**WHAT IS REQUIRED:** Count every line below in which "chart" occurs, then give only the count.

--- start ---

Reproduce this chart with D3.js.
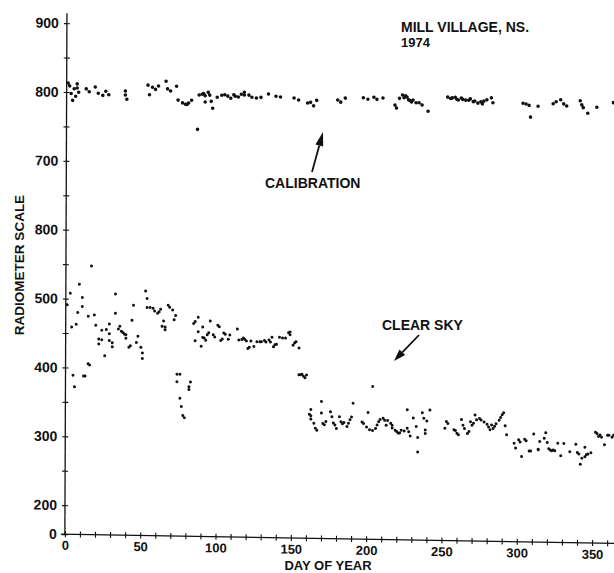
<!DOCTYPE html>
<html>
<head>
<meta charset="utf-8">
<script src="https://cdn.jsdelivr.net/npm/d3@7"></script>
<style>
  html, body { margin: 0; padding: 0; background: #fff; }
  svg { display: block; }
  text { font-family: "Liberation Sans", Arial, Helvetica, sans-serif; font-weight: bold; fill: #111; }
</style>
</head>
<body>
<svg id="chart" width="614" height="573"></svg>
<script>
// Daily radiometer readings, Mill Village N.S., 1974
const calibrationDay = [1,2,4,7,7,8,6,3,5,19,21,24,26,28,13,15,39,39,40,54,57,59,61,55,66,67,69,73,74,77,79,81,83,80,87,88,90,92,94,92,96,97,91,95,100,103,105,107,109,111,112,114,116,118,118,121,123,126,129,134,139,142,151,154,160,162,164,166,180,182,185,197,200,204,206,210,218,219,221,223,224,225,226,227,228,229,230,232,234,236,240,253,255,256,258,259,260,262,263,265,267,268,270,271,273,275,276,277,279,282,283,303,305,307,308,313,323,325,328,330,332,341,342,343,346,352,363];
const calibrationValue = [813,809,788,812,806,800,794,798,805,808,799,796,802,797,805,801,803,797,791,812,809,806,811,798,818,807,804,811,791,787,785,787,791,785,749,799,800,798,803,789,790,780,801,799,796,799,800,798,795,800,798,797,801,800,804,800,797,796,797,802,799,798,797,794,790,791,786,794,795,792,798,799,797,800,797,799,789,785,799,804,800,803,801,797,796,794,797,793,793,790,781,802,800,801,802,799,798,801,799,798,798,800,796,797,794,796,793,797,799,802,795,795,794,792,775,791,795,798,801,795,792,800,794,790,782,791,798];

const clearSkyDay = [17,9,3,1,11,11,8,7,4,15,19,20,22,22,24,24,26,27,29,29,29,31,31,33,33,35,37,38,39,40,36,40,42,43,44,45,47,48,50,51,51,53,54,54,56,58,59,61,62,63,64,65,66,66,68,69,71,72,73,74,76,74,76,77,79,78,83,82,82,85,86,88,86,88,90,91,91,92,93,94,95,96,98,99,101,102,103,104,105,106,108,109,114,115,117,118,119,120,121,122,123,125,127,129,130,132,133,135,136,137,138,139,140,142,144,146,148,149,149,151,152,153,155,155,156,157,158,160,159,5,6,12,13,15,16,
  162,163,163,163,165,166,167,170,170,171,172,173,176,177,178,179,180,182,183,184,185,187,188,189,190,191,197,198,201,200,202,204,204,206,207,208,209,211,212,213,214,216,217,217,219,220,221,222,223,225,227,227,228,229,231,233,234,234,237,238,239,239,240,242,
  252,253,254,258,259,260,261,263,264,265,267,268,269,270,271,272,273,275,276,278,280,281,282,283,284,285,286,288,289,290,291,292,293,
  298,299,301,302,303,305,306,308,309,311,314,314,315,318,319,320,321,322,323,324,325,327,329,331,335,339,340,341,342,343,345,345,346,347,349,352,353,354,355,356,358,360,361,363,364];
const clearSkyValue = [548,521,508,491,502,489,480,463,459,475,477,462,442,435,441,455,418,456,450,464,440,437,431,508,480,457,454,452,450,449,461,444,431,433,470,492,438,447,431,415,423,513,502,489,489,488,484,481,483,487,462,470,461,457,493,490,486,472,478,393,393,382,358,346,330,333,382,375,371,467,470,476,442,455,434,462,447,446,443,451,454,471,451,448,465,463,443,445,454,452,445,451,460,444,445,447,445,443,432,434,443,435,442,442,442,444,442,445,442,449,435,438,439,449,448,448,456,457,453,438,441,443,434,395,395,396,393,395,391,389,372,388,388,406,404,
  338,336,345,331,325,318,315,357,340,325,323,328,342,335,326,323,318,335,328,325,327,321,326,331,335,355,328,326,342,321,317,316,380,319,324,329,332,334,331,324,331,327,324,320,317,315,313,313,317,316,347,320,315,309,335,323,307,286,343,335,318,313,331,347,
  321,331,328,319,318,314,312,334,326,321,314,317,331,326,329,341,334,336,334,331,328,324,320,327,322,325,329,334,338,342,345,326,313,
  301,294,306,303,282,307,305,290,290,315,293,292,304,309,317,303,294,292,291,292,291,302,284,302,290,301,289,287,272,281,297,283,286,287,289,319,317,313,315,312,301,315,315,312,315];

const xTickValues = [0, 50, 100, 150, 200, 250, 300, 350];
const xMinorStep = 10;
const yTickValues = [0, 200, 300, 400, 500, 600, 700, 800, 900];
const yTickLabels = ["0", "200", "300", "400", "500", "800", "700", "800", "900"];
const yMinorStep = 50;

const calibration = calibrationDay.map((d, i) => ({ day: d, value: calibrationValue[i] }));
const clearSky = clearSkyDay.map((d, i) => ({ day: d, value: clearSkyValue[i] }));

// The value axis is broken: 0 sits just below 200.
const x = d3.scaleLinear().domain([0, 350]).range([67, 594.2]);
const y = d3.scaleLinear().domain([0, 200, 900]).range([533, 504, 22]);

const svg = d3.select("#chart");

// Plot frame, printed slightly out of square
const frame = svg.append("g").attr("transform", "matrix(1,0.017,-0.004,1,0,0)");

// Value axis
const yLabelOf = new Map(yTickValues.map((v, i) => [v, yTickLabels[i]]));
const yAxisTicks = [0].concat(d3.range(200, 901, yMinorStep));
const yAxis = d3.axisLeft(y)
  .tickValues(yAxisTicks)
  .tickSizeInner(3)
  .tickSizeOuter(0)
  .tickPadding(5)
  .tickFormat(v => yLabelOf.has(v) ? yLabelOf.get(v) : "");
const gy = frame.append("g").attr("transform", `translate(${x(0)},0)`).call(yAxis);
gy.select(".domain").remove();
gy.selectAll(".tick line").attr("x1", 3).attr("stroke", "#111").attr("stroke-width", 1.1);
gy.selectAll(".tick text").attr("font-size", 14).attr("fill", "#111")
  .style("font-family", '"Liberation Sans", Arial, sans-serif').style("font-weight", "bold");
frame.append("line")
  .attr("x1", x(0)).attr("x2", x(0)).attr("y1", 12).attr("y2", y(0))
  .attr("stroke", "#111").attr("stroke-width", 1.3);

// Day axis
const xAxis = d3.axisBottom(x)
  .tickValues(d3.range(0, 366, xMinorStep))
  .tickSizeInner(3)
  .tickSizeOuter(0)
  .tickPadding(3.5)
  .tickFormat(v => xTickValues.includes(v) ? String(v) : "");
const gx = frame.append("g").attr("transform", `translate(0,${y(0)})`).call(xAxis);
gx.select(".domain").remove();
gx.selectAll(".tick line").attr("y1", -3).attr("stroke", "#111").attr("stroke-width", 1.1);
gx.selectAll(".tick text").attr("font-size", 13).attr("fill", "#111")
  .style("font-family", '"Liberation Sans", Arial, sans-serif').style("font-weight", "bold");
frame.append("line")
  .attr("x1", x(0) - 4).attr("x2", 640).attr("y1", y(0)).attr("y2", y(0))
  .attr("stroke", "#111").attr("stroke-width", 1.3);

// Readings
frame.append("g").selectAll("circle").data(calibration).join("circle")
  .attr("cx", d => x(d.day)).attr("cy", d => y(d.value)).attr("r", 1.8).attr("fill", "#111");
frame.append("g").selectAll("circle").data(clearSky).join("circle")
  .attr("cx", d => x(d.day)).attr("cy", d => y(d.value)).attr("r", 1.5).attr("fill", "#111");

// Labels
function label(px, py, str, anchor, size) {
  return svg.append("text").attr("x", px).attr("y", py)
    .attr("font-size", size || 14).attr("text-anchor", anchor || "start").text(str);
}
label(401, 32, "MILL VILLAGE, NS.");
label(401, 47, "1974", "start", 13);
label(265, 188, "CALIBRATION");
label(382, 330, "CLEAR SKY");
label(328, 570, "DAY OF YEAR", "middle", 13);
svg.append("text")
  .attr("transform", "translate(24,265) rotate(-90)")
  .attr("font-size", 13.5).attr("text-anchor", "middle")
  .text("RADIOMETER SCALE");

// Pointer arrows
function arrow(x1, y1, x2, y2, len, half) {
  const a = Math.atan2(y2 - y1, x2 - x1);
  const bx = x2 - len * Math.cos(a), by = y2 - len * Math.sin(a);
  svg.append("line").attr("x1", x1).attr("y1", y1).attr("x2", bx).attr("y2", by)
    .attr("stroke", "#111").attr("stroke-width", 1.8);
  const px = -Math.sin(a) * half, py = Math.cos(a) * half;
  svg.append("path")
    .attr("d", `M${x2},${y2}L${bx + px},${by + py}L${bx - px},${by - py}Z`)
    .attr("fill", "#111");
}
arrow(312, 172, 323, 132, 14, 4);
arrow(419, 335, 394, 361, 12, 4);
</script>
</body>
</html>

--- end ---

**RESULT:** 3